→ **Data block**:
start
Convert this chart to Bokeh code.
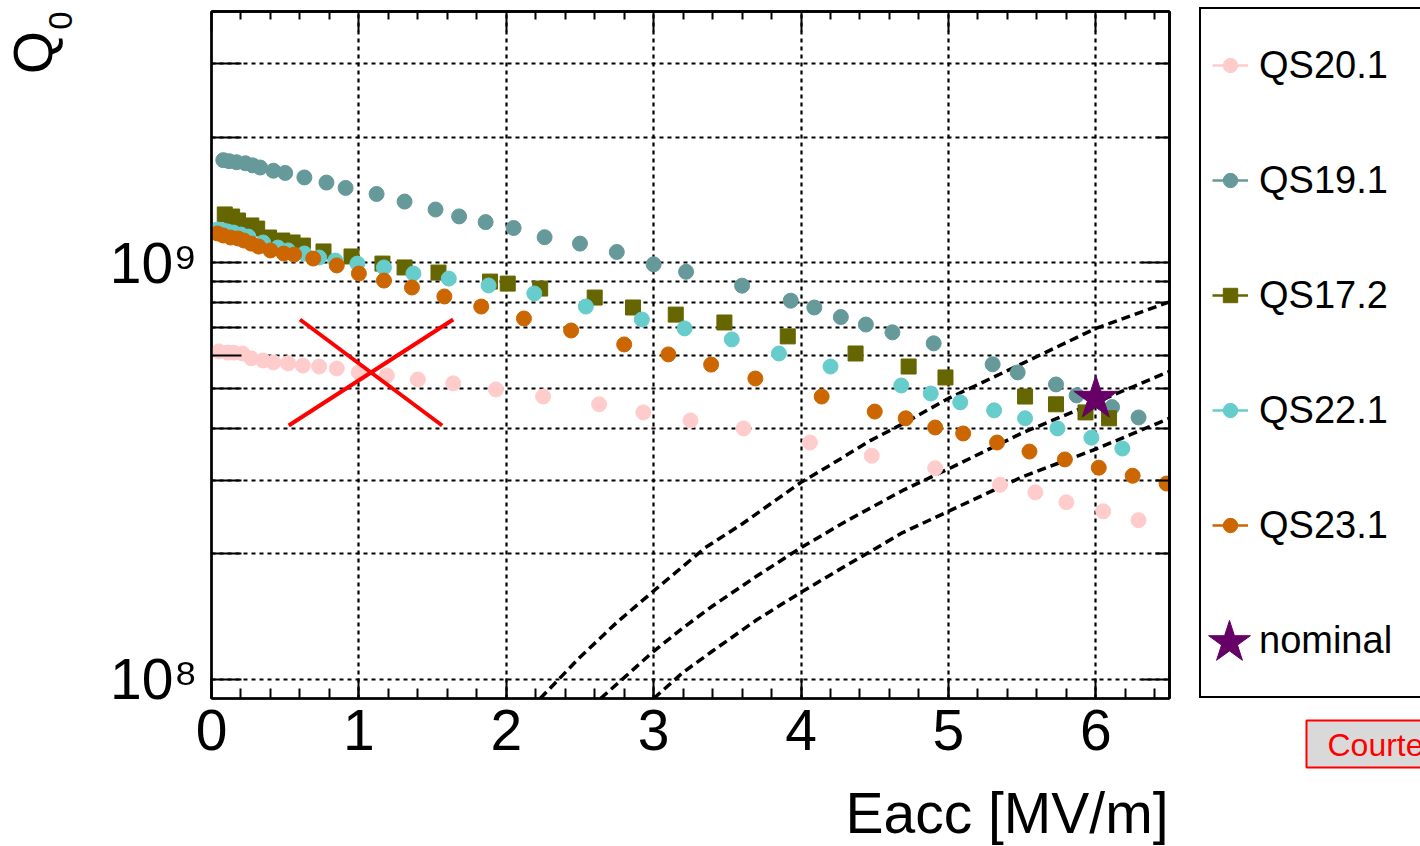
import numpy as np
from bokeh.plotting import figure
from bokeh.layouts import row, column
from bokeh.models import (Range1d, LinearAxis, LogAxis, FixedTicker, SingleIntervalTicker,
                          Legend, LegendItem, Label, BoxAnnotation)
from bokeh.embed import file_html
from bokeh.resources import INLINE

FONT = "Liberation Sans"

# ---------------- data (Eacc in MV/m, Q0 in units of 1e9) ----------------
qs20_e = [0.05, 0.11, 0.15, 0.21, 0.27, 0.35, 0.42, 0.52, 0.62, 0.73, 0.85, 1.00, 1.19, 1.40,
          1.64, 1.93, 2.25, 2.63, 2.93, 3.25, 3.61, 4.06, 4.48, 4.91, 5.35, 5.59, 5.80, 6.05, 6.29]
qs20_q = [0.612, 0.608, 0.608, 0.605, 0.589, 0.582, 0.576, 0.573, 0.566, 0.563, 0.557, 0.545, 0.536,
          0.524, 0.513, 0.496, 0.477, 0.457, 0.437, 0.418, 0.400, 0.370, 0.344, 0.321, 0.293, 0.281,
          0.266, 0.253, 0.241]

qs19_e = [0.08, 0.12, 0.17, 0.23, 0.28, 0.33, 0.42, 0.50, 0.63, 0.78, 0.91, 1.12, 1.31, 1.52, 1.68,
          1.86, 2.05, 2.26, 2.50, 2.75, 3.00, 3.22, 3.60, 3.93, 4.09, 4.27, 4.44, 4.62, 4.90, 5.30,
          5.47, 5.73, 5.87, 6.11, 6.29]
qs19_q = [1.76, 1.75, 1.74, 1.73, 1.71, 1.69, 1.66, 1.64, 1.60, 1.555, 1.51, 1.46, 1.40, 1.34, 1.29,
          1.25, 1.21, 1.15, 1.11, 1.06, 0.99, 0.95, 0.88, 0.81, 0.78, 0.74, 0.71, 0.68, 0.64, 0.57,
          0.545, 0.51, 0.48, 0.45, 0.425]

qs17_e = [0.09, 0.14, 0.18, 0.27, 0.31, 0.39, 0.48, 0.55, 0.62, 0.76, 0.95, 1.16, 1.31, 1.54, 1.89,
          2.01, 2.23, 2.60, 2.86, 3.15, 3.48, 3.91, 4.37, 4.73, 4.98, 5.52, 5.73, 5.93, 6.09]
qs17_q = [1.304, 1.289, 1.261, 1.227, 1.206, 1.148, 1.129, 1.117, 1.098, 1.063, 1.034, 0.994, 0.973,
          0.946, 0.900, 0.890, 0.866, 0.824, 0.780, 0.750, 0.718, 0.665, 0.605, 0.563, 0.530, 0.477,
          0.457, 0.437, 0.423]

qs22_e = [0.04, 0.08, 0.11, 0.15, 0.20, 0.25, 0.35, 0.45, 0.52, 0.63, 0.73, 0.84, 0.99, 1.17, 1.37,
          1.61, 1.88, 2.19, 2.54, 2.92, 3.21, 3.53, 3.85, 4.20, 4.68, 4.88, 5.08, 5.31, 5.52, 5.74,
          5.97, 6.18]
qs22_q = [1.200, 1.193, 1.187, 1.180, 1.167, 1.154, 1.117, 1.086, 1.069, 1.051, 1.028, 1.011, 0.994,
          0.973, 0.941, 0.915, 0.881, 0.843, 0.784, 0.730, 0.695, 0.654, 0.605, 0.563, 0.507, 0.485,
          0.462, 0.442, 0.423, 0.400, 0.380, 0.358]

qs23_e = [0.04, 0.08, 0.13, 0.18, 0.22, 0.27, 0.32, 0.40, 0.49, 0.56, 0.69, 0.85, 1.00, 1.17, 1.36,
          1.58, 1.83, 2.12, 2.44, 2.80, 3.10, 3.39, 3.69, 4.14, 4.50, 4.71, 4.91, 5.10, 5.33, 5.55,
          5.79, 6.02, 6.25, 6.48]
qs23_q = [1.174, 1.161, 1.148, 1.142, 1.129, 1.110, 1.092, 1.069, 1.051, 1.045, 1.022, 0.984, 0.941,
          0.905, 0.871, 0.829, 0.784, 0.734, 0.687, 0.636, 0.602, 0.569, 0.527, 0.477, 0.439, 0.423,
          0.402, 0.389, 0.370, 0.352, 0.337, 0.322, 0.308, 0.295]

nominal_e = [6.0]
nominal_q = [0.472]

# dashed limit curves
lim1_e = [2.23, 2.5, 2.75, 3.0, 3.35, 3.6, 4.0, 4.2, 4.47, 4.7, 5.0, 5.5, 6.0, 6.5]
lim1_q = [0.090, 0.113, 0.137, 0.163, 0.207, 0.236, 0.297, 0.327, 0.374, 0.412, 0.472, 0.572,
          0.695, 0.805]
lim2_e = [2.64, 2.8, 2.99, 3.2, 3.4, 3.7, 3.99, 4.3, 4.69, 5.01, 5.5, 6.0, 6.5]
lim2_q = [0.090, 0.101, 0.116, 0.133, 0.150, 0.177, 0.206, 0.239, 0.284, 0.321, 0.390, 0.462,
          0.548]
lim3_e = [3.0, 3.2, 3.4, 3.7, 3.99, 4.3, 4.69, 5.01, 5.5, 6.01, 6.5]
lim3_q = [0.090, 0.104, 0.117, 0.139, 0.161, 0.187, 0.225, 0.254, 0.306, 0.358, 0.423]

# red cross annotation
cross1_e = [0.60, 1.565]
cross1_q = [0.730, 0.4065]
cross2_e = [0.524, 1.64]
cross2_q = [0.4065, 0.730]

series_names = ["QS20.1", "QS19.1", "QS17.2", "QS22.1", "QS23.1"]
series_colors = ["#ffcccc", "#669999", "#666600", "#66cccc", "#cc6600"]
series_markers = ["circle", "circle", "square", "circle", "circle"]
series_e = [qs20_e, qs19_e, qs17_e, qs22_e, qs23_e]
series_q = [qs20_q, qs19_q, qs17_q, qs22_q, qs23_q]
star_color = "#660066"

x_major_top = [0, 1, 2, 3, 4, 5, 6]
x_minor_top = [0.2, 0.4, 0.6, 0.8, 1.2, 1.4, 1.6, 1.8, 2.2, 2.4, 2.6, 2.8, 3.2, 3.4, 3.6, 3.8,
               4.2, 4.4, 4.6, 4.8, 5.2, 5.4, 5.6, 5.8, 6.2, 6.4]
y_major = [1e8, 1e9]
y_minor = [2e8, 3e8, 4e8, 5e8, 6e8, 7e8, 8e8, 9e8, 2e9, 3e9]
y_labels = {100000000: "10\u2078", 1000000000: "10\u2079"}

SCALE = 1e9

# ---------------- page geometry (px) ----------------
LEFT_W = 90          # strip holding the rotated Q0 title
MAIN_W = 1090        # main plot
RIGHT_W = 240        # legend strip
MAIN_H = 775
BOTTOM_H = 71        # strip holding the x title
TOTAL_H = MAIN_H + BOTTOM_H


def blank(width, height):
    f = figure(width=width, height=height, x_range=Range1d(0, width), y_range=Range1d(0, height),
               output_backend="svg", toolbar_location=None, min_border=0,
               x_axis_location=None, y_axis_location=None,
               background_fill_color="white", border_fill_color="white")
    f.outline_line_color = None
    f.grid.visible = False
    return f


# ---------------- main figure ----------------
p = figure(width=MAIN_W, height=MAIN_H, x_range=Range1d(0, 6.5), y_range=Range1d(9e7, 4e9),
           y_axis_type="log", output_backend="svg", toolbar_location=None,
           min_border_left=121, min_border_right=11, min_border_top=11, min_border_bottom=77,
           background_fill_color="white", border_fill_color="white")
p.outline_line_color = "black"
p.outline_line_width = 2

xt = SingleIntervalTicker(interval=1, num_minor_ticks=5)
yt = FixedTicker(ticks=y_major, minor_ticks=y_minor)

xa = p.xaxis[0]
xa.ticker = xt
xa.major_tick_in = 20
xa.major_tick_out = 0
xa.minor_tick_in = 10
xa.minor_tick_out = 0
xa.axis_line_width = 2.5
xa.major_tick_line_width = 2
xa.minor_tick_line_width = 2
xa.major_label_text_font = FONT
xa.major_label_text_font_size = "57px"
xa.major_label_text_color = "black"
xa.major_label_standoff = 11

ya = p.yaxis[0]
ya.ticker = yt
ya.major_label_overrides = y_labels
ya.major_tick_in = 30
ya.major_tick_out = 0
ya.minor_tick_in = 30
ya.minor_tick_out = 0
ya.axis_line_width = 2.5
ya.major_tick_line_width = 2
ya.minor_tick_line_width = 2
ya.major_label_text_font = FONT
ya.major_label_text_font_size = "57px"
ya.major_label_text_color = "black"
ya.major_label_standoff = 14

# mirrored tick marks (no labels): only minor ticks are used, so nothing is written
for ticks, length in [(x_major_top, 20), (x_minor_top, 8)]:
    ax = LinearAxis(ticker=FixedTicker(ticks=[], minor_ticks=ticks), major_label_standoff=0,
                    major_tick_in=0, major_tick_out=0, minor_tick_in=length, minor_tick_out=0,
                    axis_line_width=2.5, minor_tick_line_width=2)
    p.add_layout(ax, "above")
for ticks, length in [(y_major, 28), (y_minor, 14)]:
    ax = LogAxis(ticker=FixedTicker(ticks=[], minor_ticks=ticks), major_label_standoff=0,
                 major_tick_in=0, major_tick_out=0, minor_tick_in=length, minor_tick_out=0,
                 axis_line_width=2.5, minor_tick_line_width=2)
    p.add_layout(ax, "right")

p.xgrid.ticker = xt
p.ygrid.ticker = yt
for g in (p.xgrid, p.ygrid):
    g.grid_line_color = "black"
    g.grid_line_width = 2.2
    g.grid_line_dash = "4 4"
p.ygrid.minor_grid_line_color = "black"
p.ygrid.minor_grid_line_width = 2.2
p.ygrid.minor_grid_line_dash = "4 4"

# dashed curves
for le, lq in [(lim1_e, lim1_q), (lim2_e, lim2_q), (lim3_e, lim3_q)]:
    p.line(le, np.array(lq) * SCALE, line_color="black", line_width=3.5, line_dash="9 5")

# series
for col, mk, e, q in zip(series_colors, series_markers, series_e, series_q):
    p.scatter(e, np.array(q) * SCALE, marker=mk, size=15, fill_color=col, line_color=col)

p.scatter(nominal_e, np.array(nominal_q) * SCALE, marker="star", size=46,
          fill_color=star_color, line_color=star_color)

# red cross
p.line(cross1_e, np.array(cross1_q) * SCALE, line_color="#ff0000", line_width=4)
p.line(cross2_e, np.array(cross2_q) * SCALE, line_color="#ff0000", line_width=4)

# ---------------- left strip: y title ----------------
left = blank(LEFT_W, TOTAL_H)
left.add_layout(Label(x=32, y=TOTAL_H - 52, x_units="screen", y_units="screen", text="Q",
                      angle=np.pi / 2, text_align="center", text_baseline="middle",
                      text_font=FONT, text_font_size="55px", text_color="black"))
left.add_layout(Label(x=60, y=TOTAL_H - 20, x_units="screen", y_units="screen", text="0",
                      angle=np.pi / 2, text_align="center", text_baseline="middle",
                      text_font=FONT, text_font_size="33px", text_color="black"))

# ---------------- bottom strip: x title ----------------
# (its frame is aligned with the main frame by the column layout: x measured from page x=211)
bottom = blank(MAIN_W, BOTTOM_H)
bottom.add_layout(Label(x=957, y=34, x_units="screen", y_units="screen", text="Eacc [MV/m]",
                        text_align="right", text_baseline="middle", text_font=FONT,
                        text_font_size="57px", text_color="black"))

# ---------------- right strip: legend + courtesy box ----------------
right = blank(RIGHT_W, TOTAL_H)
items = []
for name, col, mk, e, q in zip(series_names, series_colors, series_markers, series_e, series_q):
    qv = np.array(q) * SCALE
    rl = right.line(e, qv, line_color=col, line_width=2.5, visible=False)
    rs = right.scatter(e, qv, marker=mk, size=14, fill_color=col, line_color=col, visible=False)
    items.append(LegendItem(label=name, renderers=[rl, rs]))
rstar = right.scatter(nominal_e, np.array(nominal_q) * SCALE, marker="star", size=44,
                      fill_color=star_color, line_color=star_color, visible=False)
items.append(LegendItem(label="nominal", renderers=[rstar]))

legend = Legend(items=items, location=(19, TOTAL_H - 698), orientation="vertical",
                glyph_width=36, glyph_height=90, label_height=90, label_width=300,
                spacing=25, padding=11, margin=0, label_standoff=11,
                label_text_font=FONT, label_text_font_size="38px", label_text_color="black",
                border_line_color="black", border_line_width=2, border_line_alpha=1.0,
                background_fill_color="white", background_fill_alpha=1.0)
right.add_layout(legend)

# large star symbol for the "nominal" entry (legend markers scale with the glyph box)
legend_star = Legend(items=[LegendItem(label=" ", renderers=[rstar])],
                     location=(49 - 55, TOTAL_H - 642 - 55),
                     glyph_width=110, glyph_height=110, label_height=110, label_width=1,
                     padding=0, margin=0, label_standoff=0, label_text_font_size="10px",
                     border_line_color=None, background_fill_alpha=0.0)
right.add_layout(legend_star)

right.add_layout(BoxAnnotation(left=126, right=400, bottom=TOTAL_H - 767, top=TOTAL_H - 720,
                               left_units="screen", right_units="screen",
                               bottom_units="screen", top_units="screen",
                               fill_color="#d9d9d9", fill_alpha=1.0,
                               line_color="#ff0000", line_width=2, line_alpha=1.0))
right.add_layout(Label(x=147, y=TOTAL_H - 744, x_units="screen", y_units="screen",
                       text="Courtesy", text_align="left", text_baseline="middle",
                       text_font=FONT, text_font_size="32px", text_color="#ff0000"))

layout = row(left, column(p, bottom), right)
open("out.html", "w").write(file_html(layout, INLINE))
end
→ **Exercise details**:
Please reproduce the listing exactly from its opening line through the line that contains "0.266, 0.253, 0.241]", both included, with all pictures omitted.

→ **Right answer**:
Convert this chart to Bokeh code.
import numpy as np
from bokeh.plotting import figure
from bokeh.layouts import row, column
from bokeh.models import (Range1d, LinearAxis, LogAxis, FixedTicker, SingleIntervalTicker,
                          Legend, LegendItem, Label, BoxAnnotation)
from bokeh.embed import file_html
from bokeh.resources import INLINE

FONT = "Liberation Sans"

# ---------------- data (Eacc in MV/m, Q0 in units of 1e9) ----------------
qs20_e = [0.05, 0.11, 0.15, 0.21, 0.27, 0.35, 0.42, 0.52, 0.62, 0.73, 0.85, 1.00, 1.19, 1.40,
          1.64, 1.93, 2.25, 2.63, 2.93, 3.25, 3.61, 4.06, 4.48, 4.91, 5.35, 5.59, 5.80, 6.05, 6.29]
qs20_q = [0.612, 0.608, 0.608, 0.605, 0.589, 0.582, 0.576, 0.573, 0.566, 0.563, 0.557, 0.545, 0.536,
          0.524, 0.513, 0.496, 0.477, 0.457, 0.437, 0.418, 0.400, 0.370, 0.344, 0.321, 0.293, 0.281,
          0.266, 0.253, 0.241]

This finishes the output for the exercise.